No real changes with the NYSE preferred only A/D line as it continues to move to a new all time highs. As long as this A/D line supports a series of bottoms above bottoms, it promises higher prices for the equity markets overall. It should also be duly noted that the New York Composite Index is now 150 points from reaching its upside price objective.

US Interest Rates:

After moving net sideways for the last 4 weeks, the NYSE Bond CEF A/D line has once again moved to new all time highs this past week. As long as this A/D line continues to trend to higher highs, it's a very low probability that equity prices will see anything more than a pause in the ongoing uptrend. The yield on the 10 year note is now in the process of snapping back to or towards its declining tops line, and it should continue to stay around its historic lows for as long as this A/D line maintains its bullish structure.

US Real Estate:

After snapping back to both its breakout and trend lines last week, the NYSE REIT A/D Line then moved to higher highs along with the price action of the REIT index itself. Although price continues to lead breadth at this juncture, the character of both the price and breadth uptrends suggest that we should continue to look for higher highs until proven otherwise.

Precious Metals:

After taking a pause with the rest of the market last week, the Precious Metals A/D line and XAU A/D lines moved to new recovery highs confirming the new all time highs in both the price of gold and the XAU price index. As long as this bullish configuration between breadth and price exists, the precious metals arena should continue to see higher price highs.

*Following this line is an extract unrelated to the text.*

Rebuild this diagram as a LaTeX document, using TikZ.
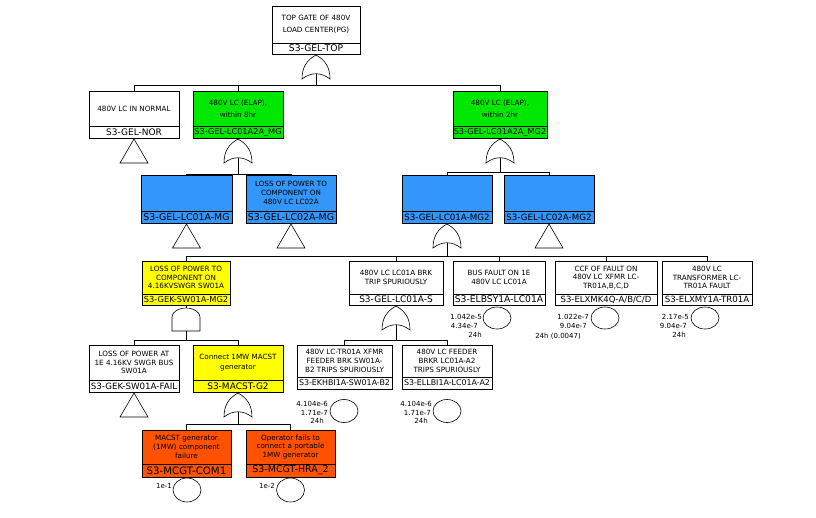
\documentclass[tikz,border=0pt]{standalone}
\usepackage{fontspec}
\setmainfont{DejaVu Sans}
\usetikzlibrary{shapes.geometric}
\definecolor{evgreen}{RGB}{0,232,0}
\definecolor{evblue}{RGB}{51,150,250}
\definecolor{evyellow}{RGB}{255,255,0}
\definecolor{evorange}{RGB}{255,82,0}
\newcommand\idf[1]{\fontsize{#1}{#1}\selectfont}
\tikzset{
  desc/.style={draw=black, line width=0.8pt, anchor=north, inner sep=0pt, outer sep=0pt,
    align=center, font=\fontsize{7.2}{8.7}\selectfont, minimum width=90, minimum height=35, fill=white},
  idb/.style={draw=black, line width=0.8pt, anchor=north, inner sep=0pt, outer sep=0pt,
    minimum width=90, minimum height=12, fill=white},
  gate/.style={draw=black, line width=0.6pt},
  conn/.style={draw=black, line width=0.8pt},
  be/.style={ellipse, draw=black, line width=0.6pt, minimum width=28, minimum height=22, inner sep=0pt},
  pl/.style={anchor=east, inner sep=0pt, font=\fontsize{7}{8}\selectfont},
}
% OR gate: #1 source node, #2 output coordinate name
\newcommand\orgate[2]{%
  \path ([yshift=-1pt]#1.south) coordinate (#2-in);
  \draw[gate, shift={(#2-in)}] (-14,24) .. controls (-14,12) and (-9,5) .. (0,0)
     .. controls (9,5) and (14,12) .. (14,24) .. controls (5,17) and (-5,17) .. cycle;
  \path (#2-in) ++(0,19) coordinate (#2);
  \draw[conn] (#1.south) -- (#2-in);
}
% AND gate
\newcommand\andgate[2]{%
  \path ([yshift=-3pt]#1.south) coordinate (#2-in);
  \draw[gate, shift={(#2-in)}] (-14,23) -- (-14,9) .. controls (-14,4) and (-7.7,0) .. (0,0)
     .. controls (7.7,0) and (14,4) .. (14,9) -- (14,23) -- cycle;
  \path (#2-in) ++(0,23) coordinate (#2);
  \draw[conn] (#1.south) -- (#2-in);
}
% transfer triangle
\newcommand\transfer[1]{%
  \draw[gate] ([yshift=-1pt]#1.south) -- ++(-14,24) -- ++(28,0) -- cycle;
}
\begin{document}
\begin{tikzpicture}[x=1pt,y=-1pt]
\path[use as bounding box] (0,0) rectangle (816,517);

% ---- level 0
\node[desc, minimum width=88, minimum height=37] (top) at (316,6) {TOP GATE OF 480V\\[3pt]LOAD CENTER(PG)};
\node[idb, minimum width=88, minimum height=11, font=\idf{9.2}] (top-id) at (top.south) {S3-GEL-TOP};

% ---- level 1
\node[desc] (nor) at (134,91) {480V LC IN NORMAL};
\node[idb, font=\idf{9}] (nor-id) at (nor.south) {S3-GEL-NOR};
\node[desc, fill=evgreen] (mg) at (238,91) {480V LC (ELAP),\\[3pt]within 8hr};
\node[idb, fill=evgreen, font=\idf{8.2}] (mg-id) at (mg.south) {S3-GEL-LC01A2A\_MG};
\node[desc, fill=evgreen, minimum width=94] (mgz) at (500,91) {480V LC (ELAP),\\[3pt]within 2hr};
\node[idb, fill=evgreen, minimum width=94, font=\idf{8.2}] (mgz-id) at (mgz.south) {S3-GEL-LC01A2A\_MG2};

% ---- level 2
\node[desc, fill=evblue, minimum width=91, minimum height=36] (lca) at (186.5,175) {};
\node[idb, fill=evblue, minimum width=91, font=\idf{9.4}] (lca-id) at (lca.south) {S3-GEL-LC01A-MG};
\node[desc, fill=evblue, minimum height=36] (lcb) at (291,175) {LOSS OF POWER TO\\COMPONENT ON\\480V LC LC02A};
\node[idb, fill=evblue, font=\idf{9.4}] (lcb-id) at (lcb.south) {S3-GEL-LC02A-MG};
\node[desc, fill=evblue, minimum height=36] (lcc) at (447,175) {};
\node[idb, fill=evblue, font=\idf{8.7}] (lcc-id) at (lcc.south) {S3-GEL-LC01A-MG2};
\node[desc, fill=evblue, minimum height=36] (lcd) at (549,175) {};
\node[idb, fill=evblue, font=\idf{8.7}] (lcd-id) at (lcd.south) {S3-GEL-LC02A-MG2};

% ---- level 3
\node[desc, fill=evyellow, minimum width=88, minimum height=33] (sw) at (186,261) {LOSS OF POWER TO\\COMPONENT ON\\4.16KVSWGR SW01A};
\node[idb, fill=evyellow, minimum width=88, minimum height=11, font=\idf{8.3}] (sw-id) at (sw.south) {S3-GEK-SW01A-MG2};
\node[desc, minimum width=94, minimum height=33] (lcs) at (396,261) {480V LC LC01A BRK\\[0.6pt]TRIP SPURIOUSLY};
\node[idb, minimum width=94, minimum height=11, font=\idf{9}] (lcs-id) at (lcs.south) {S3-GEL-LC01A-S};
\node[desc, minimum width=92, minimum height=33] (bus) at (499,261) {BUS FAULT ON 1E\\[0.6pt]480V LC LC01A};
\node[idb, minimum width=92, minimum height=11, font=\idf{9.2}] (bus-id) at (bus.south) {S3-ELBSY1A-LC01A};
\node[desc, minimum width=102, minimum height=33] (ccf) at (606,261) {CCF OF FAULT ON\\480V LC XFMR LC-\\TR01A,B,C,D};
\node[idb, minimum width=102, minimum height=11, font=\idf{8.5}] (ccf-id) at (ccf.south) {S3-ELXMK4Q-A/B/C/D};
\node[desc, minimum height=33] (xf) at (707,261) {480V LC\\TRANSFORMER LC-\\TR01A FAULT};
\node[idb, minimum height=11, font=\idf{8.6}] (xf-id) at (xf.south) {S3-ELXMY1A-TR01A};

% ---- level 4
\node[desc] (fail) at (134,345) {LOSS OF POWER AT\\1E 4.16KV SWGR BUS\\SW01A};
\node[idb, font=\idf{8.7}] (fail-id) at (fail.south) {S3-GEK-SW01A-FAIL};
\node[desc, fill=evyellow] (mac) at (238,345) {Connect 1MW MACST\\[1.3pt]generator};
\node[idb, fill=evyellow, font=\idf{9}] (mac-id) at (mac.south) {S3-MACST-G2};
\node[desc, minimum width=95, minimum height=32] (ekh) at (344.5,345) {480V LC-TR01A XFMR\\FEEDER BRK SW01A-\\B2 TRIPS SPURIOUSLY};
\node[idb, minimum width=95, font=\idf{7.9}] (ekh-id) at (ekh.south) {S3-EKHBI1A-SW01A-B2};
\node[desc, minimum height=32] (ell) at (447,345) {480V LC FEEDER\\BRKR LC01A-A2\\TRIPS SPURIOUSLY};
\node[idb, font=\idf{7.9}] (ell-id) at (ell.south) {S3-ELLBI1A-LC01A-A2};

% ---- level 5
\node[desc, fill=evorange, minimum width=89, minimum height=34] (com) at (186.5,430) {MACST generator\\(1MW) component\\failure};
\node[idb, fill=evorange, minimum width=89, minimum height=13, font=\idf{10.2}] (com-id) at (com.south) {S3-MCGT-COM1};
\node[desc, fill=evorange, minimum width=89, minimum height=34] (hra) at (290.5,430) {Operator fails to\\connect a portable\\1MW generator};
\node[idb, fill=evorange, minimum width=89, minimum height=13, font=\idf{9.5}] (hra-id) at (hra.south) {S3-MCGT-HRA\_2};

% ---- gates and transfers
\orgate{top-id}{top-o}
\orgate{mg-id}{mg-o}
\orgate{mgz-id}{mgz-o}
\orgate{lcc-id}{lcc-o}
\andgate{sw-id}{sw-o}
\orgate{lcs-id}{lcs-o}
\orgate{mac-id}{mac-o}
\transfer{nor-id}
\transfer{lca-id}
\transfer{lcb-id}
\transfer{lcd-id}
\transfer{fail-id}

% ---- connectors
\coordinate (b0) at (316,85);
\draw[conn] (top-o) -- (b0);
\foreach \c in {nor,mg,mgz} \draw[conn] (b0) -| (\c.north);
\coordinate (b1) at (238,174);
\draw[conn] (mg-o) -- (b1);
\foreach \c in {lca,lcb} \draw[conn] (b1) -| (\c.north);
\coordinate (b2) at (500,172);
\draw[conn] (mgz-o) -- (b2);
\foreach \c in {lcc,lcd} \draw[conn] (b2) -| (\c.north);
\coordinate (b3) at (447,256);
\draw[conn] (lcc-o) -- (b3);
\foreach \c in {sw,lcs,bus,ccf,xf} \draw[conn] (b3) -| (\c.north);
\coordinate (b4) at (186,340);
\draw[conn] (sw-o) -- (b4);
\foreach \c in {fail,mac} \draw[conn] (b4) -| (\c.north);
\coordinate (b5) at (396,340);
\draw[conn] (lcs-o) -- (b5);
\foreach \c in {ekh,ell} \draw[conn] (b5) -| (\c.north);
\coordinate (b6) at (238,424);
\draw[conn] (mac-o) -- (b6);
\foreach \c in {com,hra} \draw[conn] (b6) -| (\c.north);

% ---- basic events
\node[be] (c-bus) at (497,318) {};
\node[pl] (p-bus1) at (482,317) {1.042e-5};
\node[pl] (p-bus2) at (478,326) {4.34e-7};
\node[pl] (p-bus3) at (482,335) {24h};
\node[be] (c-ccf) at (605,318) {};
\node[pl] (p-ccf1) at (589,317) {1.022e-7};
\node[pl] (p-ccf2) at (587,326) {9.04e-7};
\node[pl] (p-ccf3) at (581,336) {24h (0.0047)};
\node[be] (c-xf) at (705,318) {};
\node[pl] (p-xf1) at (689,317) {2.17e-5};
\node[pl] (p-xf2) at (687,326) {9.04e-7};
\node[pl] (p-xf3) at (686,335) {24h};
\node[be, minimum height=23] (c-ekh) at (344,411) {};
\node[pl] (p-ekh1) at (328,404) {4.104e-6};
\node[pl] (p-ekh2) at (328,413) {1.71e-7};
\node[pl] (p-ekh3) at (324,421) {24h};
\node[be, minimum height=23] (c-ell) at (447,411) {};
\node[pl] (p-ell1) at (432,404) {4.104e-6};
\node[pl] (p-ell2) at (431,413) {1.71e-7};
\node[pl] (p-ell3) at (428,421) {24h};
\node[be, minimum height=24] (c-com) at (187,490) {};
\node[pl] (p-com) at (172,486) {1e-1};
\node[be, minimum height=24] (c-hra) at (290.5,490) {};
\node[pl] (p-hra) at (275,486) {1e-2};
\end{tikzpicture}
\end{document}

After perceptively breaking above its 2nd fan formation declining tops line last week, the XAO A/D line continued to hold above this breakout area in spite of Australia's Central Bank raising its cash rate by 1/4%. As long as this break above resistance holds, this will now allow the XAO index to proceed in challenging its April price highs.


Although the FTSE price index moved above its April price highs last week, the FTSE cumulative A/D line did not confirm the breakout. As with the NYSE data, it will be important near term for the FTSE bulls to rectify this breadth to price configuration promptly or a multi day reset will likely be the result.


The DAX price index continues to show robust upside behavior without the DAX cumulative A/D line confirming the move. As with several markets already discussed, it will be highly important for the DAX bulls to show some better conviction near term or a hard pull back might evolve to fill the vacuum that has been created by this lack of structural dynamic.